- **Plotting code records**

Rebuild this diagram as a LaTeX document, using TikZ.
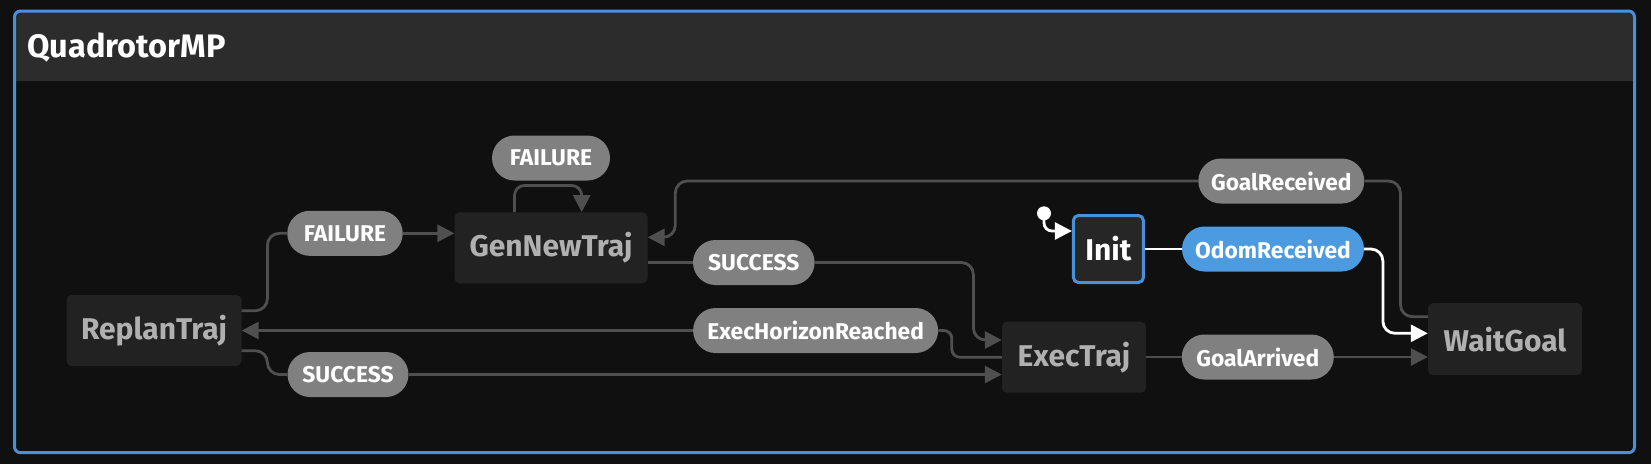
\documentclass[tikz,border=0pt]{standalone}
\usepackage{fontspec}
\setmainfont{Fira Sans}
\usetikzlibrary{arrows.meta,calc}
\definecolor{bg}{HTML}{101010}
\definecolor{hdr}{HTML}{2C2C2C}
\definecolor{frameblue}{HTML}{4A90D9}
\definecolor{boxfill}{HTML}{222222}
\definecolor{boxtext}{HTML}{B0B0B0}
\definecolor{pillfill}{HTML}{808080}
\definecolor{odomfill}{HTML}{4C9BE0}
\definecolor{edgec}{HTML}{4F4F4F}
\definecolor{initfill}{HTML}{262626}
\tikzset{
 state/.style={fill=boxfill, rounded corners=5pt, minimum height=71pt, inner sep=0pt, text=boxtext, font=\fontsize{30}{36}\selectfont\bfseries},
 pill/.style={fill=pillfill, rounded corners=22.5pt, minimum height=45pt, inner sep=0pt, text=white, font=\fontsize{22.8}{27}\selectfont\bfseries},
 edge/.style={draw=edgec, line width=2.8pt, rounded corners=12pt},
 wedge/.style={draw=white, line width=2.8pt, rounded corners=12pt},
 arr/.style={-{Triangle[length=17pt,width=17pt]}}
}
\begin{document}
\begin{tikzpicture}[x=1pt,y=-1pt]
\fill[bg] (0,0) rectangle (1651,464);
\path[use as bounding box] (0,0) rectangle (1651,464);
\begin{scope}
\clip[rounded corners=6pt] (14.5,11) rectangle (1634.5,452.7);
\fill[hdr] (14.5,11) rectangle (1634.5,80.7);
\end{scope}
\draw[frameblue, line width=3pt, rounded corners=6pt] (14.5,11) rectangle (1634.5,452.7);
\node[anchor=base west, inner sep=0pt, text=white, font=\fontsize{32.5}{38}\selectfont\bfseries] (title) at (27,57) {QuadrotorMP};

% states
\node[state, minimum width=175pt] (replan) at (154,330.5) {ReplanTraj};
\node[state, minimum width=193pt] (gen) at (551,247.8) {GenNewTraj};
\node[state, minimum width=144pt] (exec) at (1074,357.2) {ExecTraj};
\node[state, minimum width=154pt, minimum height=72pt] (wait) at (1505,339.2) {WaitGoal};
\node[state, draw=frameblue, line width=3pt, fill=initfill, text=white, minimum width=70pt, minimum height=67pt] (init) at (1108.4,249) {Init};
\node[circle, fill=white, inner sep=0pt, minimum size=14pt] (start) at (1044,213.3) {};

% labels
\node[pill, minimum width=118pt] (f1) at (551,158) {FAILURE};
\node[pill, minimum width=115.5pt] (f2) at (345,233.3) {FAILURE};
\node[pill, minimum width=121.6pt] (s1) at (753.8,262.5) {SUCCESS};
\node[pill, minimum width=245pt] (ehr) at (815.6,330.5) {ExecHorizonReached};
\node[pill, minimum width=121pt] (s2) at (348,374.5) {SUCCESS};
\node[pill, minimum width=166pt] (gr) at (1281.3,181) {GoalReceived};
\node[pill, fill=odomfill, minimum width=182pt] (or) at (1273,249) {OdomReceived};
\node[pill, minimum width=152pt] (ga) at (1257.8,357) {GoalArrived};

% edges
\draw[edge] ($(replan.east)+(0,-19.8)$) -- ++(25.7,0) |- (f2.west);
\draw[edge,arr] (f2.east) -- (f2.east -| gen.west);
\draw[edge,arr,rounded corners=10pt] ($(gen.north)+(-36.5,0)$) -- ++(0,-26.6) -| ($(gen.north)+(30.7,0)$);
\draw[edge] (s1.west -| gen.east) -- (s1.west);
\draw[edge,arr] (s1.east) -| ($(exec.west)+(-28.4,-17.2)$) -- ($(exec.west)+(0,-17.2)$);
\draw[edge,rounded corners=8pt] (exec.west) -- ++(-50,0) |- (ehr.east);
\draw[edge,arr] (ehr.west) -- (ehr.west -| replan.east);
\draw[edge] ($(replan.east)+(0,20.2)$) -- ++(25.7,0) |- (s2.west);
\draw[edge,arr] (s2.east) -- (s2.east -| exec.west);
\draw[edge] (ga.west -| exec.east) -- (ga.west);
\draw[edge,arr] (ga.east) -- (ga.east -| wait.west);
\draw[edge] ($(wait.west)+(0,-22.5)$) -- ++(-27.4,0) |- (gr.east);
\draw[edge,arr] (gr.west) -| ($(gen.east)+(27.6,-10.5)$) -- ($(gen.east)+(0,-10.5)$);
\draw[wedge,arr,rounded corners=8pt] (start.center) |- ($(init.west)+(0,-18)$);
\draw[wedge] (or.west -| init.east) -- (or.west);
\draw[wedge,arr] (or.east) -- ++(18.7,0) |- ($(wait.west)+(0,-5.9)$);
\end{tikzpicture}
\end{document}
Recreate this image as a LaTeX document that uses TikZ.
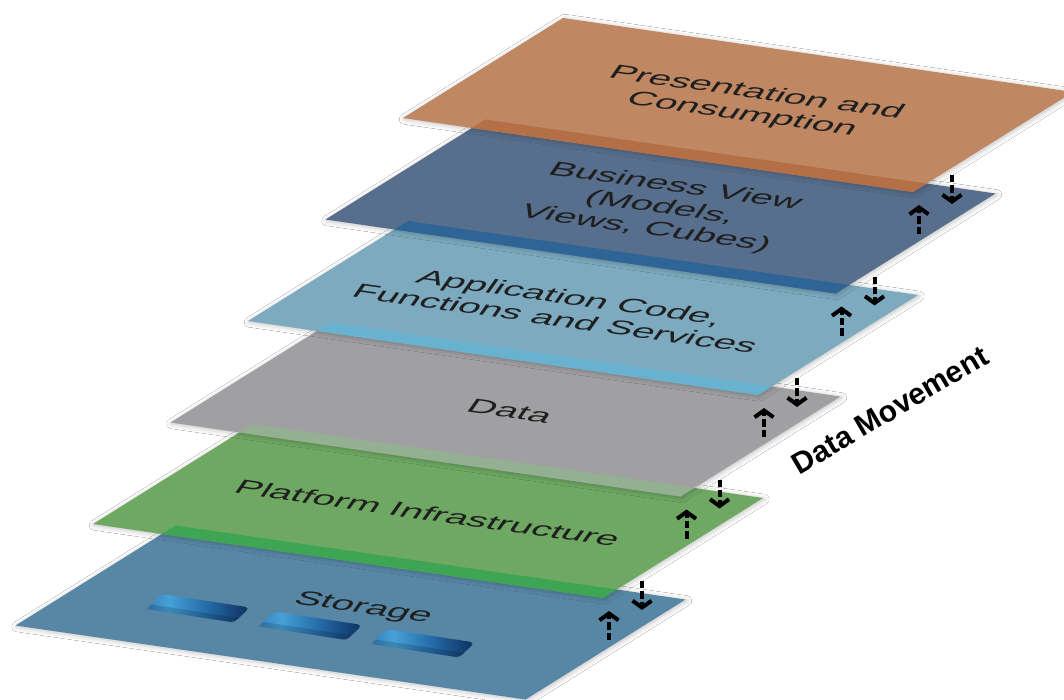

- **Task requirements**
Copy out every line of the data that includes "LaTeX".

- **Answer in full**
Rebuild this diagram as a LaTeX document, using TikZ.
Recreate this image as a LaTeX document that uses TikZ.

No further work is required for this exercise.